By Bida Elly David
A Civil Society activist is blaming the national parliamentarians on the slow move towards enacting legislations that might pave ways for the matriculation of the unified forces to remedy some constraints that faced the country.
The Executive Director of Community Empowerment for Progress Organisation (CEPO) Edmund Yakani made the statement following several complaints raised from different sides regarding the factors that delayed the graduation of the unified forces.
Speaking to No.1 Citizen Daily Newspaper yesterday, Mr. Yakani said five legislations were still pending in the parliament, after being submitted by the Ministry of Justice for enactment.
“We are heading towards the end of the life span of the Revitalised Agreement and for us to conclude this agreement, it requires political processes. Right now, we have five legislations in the parliament and out of the five, three are security legislations or security acts, we have South Sudan People’s Defence Act, South Sudan Police Act, South Sudan National Security Act,” he said.

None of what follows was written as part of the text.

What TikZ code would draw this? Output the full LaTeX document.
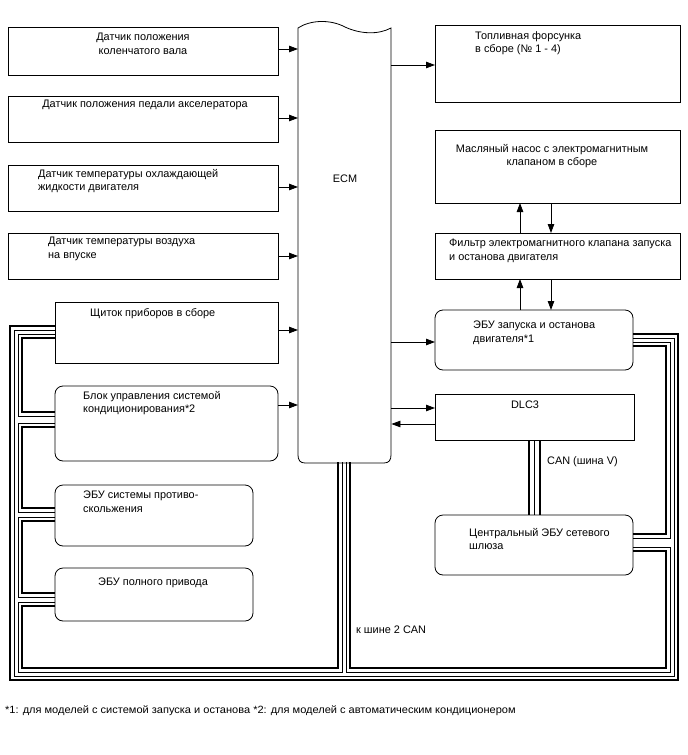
\documentclass[tikz,border=0pt]{standalone}
\usepackage{fontspec}
\setmainfont{Liberation Sans}
\usetikzlibrary{arrows.meta}
\newcommand{\fs}{\fontsize{10.9}{13.5}\selectfont}
\begin{document}
\begin{tikzpicture}[x=1pt,y=-1pt,
  box/.style={draw, line width=0.8pt, inner sep=0pt, outer sep=0pt, anchor=north west},
  rbox/.style={box, rounded corners=8pt},
  txt/.style={font=\fs, align=left, inner sep=0pt, anchor=north west},
  ctxt/.style={font=\fs, align=center, inner sep=0pt, anchor=north},
  arr/.style={-{Triangle[length=9pt,width=6.5pt]}, line width=0.8pt},
  thk/.style={line width=2.3pt},
  thn/.style={line width=0.8pt}]
\useasboundingbox (0,0) rectangle (688,755);
% left column
\node[box, minimum width=270pt, minimum height=48pt] (b1) at (8,27) {};
\node[ctxt] (t1) at (143,33) {Датчик положения\\коленчатого вала};
\node[box, minimum width=270pt, minimum height=46pt] (b2) at (8,96) {};
\node[ctxt] (t2) at (145,100) {Датчик положения педали акселератора};
\node[box, minimum width=270pt, minimum height=46pt] (b3) at (8,165) {};
\node[txt] (t3) at (38,169) {Датчик температуры охлаждающей\\жидкости двигателя};
\node[box, minimum width=270pt, minimum height=46pt] (b4) at (8,233) {};
\node[txt] (t4) at (48,237) {Датчик температуры воздуха\\на впуске};
\node[box, minimum width=223pt, minimum height=61pt] (b5) at (55,302) {};
\node[txt] (t5) at (90,308) {Щиток приборов в сборе};
\node[rbox, minimum width=223pt, minimum height=75pt] (b6) at (55,386) {};
\node[txt] (t6) at (83,391) {Блок управления системой\\кондиционирования*2};
\node[rbox, minimum width=198pt, minimum height=61pt] (b7) at (55,485) {};
\node[txt] (t7) at (83,491) {ЭБУ системы противо-\\скольжения};
\node[rbox, minimum width=198pt, minimum height=53pt] (b8) at (55,568) {};
\node[txt] (t8) at (98,578) {ЭБУ полного привода};
% ECM
\node[inner sep=0pt, minimum width=93pt, minimum height=440pt, anchor=north west] (ecm) at (298,22) {};
\draw[line width=0.8pt] (298,28) .. controls (310,20) and (330,19) .. (345,27)
  .. controls (360,34) and (378,35) .. (391,28) -- (391,455)
  .. controls (391,460) and (389,463) .. (384,463) -- (305,463)
  .. controls (300,463) and (298,460) .. (298,455) -- cycle;
\node[font=\fs, inner sep=0pt] (ecmt) at (345,179) {ECM};
% right column
\node[box, minimum width=245pt, minimum height=77pt] (r1) at (435,25) {};
\node[txt] (tr1) at (475,31) {Топливная форсунка\\в сборе (№ 1 - 4)};
\node[box, minimum width=245pt, minimum height=73pt] (r2) at (435,130) {};
\node[ctxt] (tr2) at (552,144) {Масляный насос с электромагнитным\\клапаном в сборе};
\node[box, minimum width=245pt, minimum height=46pt] (r3) at (435,233) {};
\node[txt] (tr3) at (449,239) {Фильтр электромагнитного клапана запуска\\и останова двигателя};
\node[rbox, minimum width=198pt, minimum height=60pt] (r4) at (435,310) {};
\node[txt] (tr4) at (473,321) {ЭБУ запуска и останова\\двигателя*1};
\node[box, minimum width=199pt, minimum height=46pt] (r5) at (435,394) {};
\node[ctxt] (tr5) at (525,401) {DLC3};
\node[rbox, minimum width=198pt, minimum height=60pt] (r6) at (435,515) {};
\node[txt] (tr6) at (469,528) {Центральный ЭБУ сетевого\\шлюза};
% arrows left -> ECM
\draw[arr] (b1.east |- 0,49) -- (ecm.west |- 0,49);
\draw[arr] (b2.east |- 0,118) -- (ecm.west |- 0,118);
\draw[arr] (b3.east |- 0,187) -- (ecm.west |- 0,187);
\draw[arr] (b4.east |- 0,256) -- (ecm.west |- 0,256);
\draw[arr] (b5.east |- 0,330) -- (ecm.west |- 0,330);
\draw[arr] (b6.east |- 0,405) -- (ecm.west |- 0,405);
% arrows ECM -> right
\draw[arr] (ecm.east |- 0,65) -- (r1.west |- 0,65);
\draw[arr] (ecm.east |- 0,342) -- (r4.west |- 0,342);
\draw[arr] (ecm.east |- 0,408) -- (r5.west |- 0,408);
\draw[arr] (r5.west |- 0,424) -- (ecm.east |- 0,424);
% pump / filter / ECU arrows
\draw[arr] (r3.north -| 520,0) -- (r2.south -| 520,0);
\draw[arr] (r2.south -| 551,0) -- (r3.north -| 551,0);
\draw[arr] (r4.north -| 520,0) -- (r3.south -| 520,0);
\draw[arr] (r3.south -| 551,0) -- (r4.north -| 551,0);
% CAN V
\draw[thk] (r5.south -| 529,0) -- (r6.north -| 529,0);
\draw[thn] (r5.south -| 534.5,0) -- (r6.north -| 534.5,0);
\draw[thk] (r5.south -| 540,0) -- (r6.north -| 540,0);
\node[txt] (can) at (547,456) {CAN (шина V)};
% outer pair
\draw[thk] (b5.west |- 0,326) -- (10,326) -- (10,680) -- (678,680) -- (678,334) -- (r4.east |- 0,334);
\draw[thn] (b5.west |- 0,330) -- (14,330) -- (14,676) -- (674,676) -- (674,338) -- (r4.east |- 0,338);
% left chain
\draw[thn] (b5.west |- 0,334) -- (18,334) -- (18,416) -- (b6.west |- 0,416);
\draw[thk] (b5.west |- 0,338) -- (22,338) -- (22,412) -- (b6.west |- 0,412);
\draw[thn] (b6.west |- 0,423) -- (18,423) -- (18,512) -- (b7.west |- 0,512);
\draw[thk] (b6.west |- 0,427) -- (22,427) -- (22,508) -- (b7.west |- 0,508);
\draw[thn] (b7.west |- 0,517) -- (18,517) -- (18,597) -- (b8.west |- 0,597);
\draw[thk] (b7.west |- 0,521) -- (22,521) -- (22,593) -- (b8.west |- 0,593);
\draw[thn] (b8.west |- 0,602) -- (18,602) -- (18,672) -- (342,672) -- (ecm.south -| 342,0);
\draw[thk] (b8.west |- 0,606) -- (22,606) -- (22,668) -- (338,668) -- (ecm.south -| 338,0);
% right chain
\draw[thn] (r4.east |- 0,342) -- (670,342) -- (670,538) -- (r6.east |- 0,538);
\draw[thk] (r4.east |- 0,346) -- (666,346) -- (666,534) -- (r6.east |- 0,534);
\draw[thn] (r6.east |- 0,547) -- (670,547) -- (670,672) -- (346,672) -- (ecm.south -| 346,0);
\draw[thk] (r6.east |- 0,551) -- (666,551) -- (666,668) -- (350,668) -- (ecm.south -| 350,0);
\node[txt] (bus2) at (356,626) {к шине 2 CAN};
% footnote
\node[inner sep=0pt, anchor=west] (fn) at (5,711) {\fontsize{10.5}{12}\selectfont\scalebox{1.05}[1]{*1: для моделей с системой запуска и останова *2: для моделей с автоматическим кондиционером}};
\end{tikzpicture}
\end{document}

“These Acts are still pending in the parliament after being submitted by the Ministry of Justice. But also, we have other two important bills on transitional justice and bill on constitutional making process which is not also enacted,” he continued.
The activist stated that the country would only be freed from the impeding challenges if the legislations are enacted by the parliamentarians.
He said right now the army is under a unified command structure, and the unified command structure has brought together the institutions of defence and security under one command.
He stressed that, these laws are not enacted for the unified command structure to unify the forces per each institution, which requires the laws of those particular institutions.
Yakani however urged the Parliament to speed up enactment of the laws, so that the country proceeds for election.
He also called on the Parliament and political parties to avoid blaming donors towards implementing the peace agreement before enacting laws, since the primary responsibility on the establishment of the transitional government is their mandate.
“The Parliament should stop blaming IGAD, RJMEC, and Troika for not having funded the peace process before they could open ways by enacting the laws,” Yakani said.